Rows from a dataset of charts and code
★ ★ ★ ★

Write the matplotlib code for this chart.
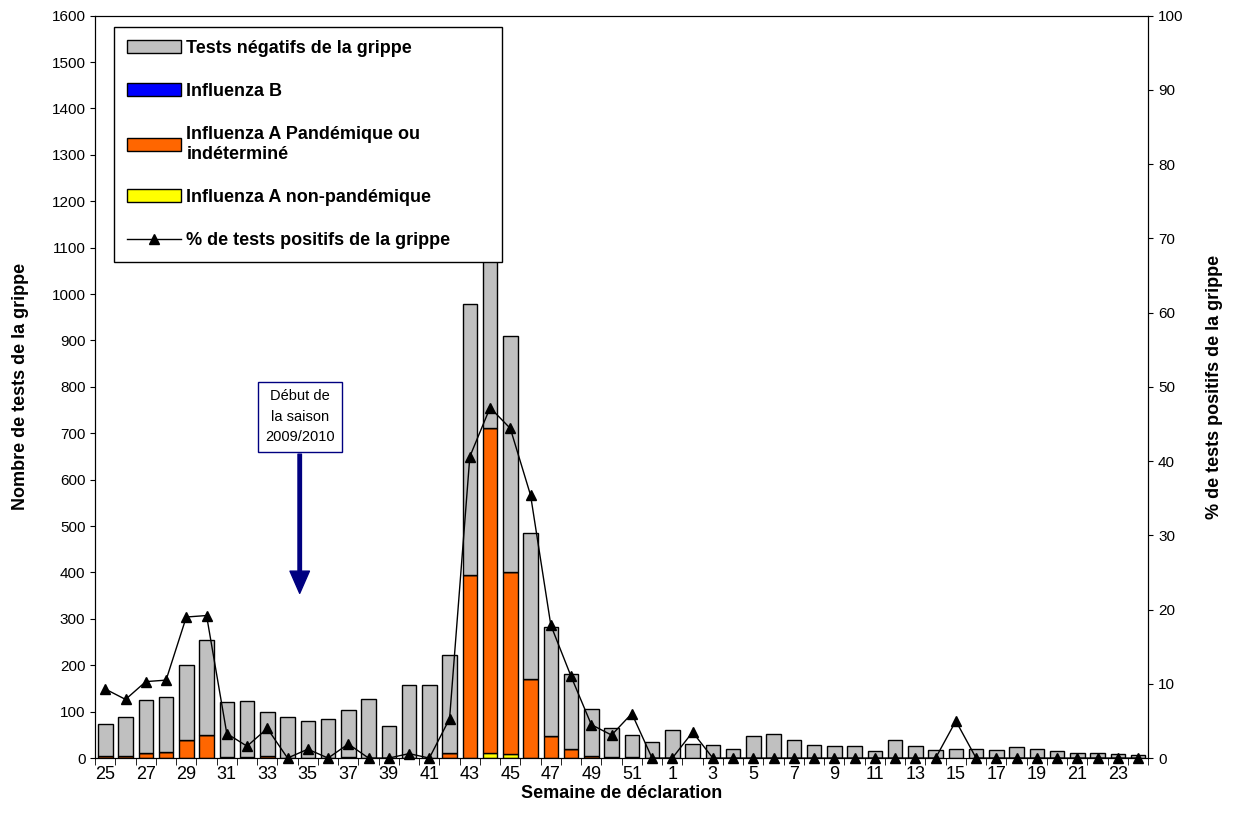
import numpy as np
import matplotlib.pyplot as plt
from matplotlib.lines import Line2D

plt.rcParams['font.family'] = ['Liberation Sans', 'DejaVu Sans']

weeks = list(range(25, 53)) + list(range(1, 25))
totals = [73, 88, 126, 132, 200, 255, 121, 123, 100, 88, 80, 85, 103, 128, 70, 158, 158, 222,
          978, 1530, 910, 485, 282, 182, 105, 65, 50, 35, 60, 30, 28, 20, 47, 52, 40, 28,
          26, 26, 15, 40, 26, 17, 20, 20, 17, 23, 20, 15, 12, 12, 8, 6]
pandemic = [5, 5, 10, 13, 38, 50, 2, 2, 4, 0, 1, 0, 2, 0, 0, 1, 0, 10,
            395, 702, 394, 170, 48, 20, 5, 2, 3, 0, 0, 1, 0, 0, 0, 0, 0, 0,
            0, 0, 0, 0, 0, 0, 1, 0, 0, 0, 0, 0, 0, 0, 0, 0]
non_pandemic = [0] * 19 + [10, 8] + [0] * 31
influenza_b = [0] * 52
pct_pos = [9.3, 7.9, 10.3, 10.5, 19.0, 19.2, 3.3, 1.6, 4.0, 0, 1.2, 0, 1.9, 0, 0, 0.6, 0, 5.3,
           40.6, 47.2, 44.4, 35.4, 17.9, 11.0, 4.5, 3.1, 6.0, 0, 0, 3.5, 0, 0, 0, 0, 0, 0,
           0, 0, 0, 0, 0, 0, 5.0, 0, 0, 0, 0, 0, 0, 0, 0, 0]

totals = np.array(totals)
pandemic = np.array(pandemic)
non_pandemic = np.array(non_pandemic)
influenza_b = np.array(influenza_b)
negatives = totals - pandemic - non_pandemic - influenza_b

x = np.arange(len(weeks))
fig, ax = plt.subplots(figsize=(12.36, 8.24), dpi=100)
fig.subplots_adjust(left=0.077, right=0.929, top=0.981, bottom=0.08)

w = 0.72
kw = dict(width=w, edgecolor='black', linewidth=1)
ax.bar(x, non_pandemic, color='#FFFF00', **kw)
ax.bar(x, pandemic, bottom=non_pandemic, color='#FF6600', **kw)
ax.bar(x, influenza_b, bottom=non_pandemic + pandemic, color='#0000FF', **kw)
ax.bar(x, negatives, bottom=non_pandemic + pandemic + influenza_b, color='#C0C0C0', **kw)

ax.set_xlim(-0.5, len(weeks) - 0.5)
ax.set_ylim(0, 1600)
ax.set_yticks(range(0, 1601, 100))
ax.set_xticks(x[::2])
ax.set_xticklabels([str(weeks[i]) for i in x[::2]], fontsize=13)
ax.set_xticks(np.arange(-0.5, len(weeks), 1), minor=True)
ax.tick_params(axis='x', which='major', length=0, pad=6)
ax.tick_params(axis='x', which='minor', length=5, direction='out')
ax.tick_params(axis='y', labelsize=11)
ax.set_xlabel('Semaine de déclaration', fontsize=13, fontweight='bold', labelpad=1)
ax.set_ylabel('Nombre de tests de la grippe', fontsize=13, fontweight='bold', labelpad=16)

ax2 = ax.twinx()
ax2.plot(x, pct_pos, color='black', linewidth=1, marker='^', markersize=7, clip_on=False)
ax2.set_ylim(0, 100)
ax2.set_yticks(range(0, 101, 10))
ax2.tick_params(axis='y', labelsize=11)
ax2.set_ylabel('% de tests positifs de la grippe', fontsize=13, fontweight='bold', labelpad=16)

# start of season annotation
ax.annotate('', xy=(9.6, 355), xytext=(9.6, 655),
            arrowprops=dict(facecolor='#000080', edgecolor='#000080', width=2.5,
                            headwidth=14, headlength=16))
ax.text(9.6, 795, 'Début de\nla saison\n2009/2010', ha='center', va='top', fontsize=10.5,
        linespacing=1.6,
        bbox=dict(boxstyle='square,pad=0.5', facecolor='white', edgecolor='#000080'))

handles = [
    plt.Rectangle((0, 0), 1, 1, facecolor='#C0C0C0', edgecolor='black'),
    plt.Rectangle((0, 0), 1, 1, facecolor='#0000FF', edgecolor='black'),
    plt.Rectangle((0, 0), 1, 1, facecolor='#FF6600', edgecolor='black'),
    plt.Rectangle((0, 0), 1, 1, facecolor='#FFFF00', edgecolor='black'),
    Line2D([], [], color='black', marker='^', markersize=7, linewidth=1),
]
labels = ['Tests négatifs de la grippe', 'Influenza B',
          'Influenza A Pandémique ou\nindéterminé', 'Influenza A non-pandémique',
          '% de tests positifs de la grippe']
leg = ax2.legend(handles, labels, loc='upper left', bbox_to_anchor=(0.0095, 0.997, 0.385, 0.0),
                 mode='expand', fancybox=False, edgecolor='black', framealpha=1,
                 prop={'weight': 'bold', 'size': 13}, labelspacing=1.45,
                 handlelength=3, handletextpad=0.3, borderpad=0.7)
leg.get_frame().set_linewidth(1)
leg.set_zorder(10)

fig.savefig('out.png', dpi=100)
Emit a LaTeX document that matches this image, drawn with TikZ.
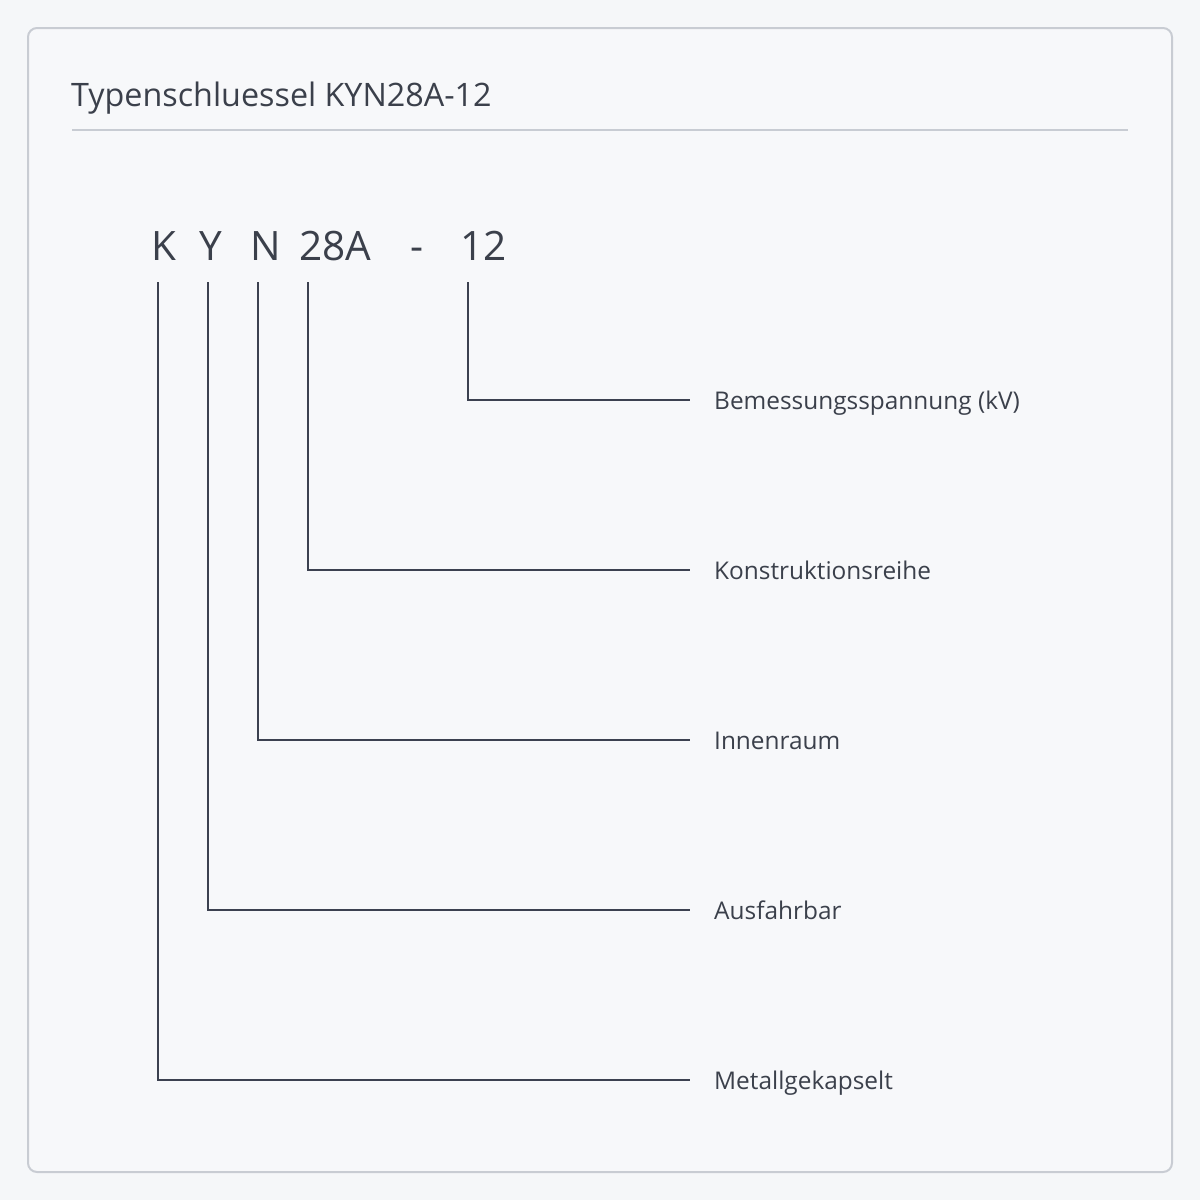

★ ★ ★ ★

- Exercise objective -
Repeat word for word the lines above, from the first entry through the line containing "plt.rcParams['font.family'] = ['Liberation", with both ends kept and the pictures dropped.

- Response to this task -
Write the matplotlib code for this chart.
import numpy as np
import matplotlib.pyplot as plt
from matplotlib.lines import Line2D

plt.rcParams['font.family'] = ['Liberation Sans', 'DejaVu Sans']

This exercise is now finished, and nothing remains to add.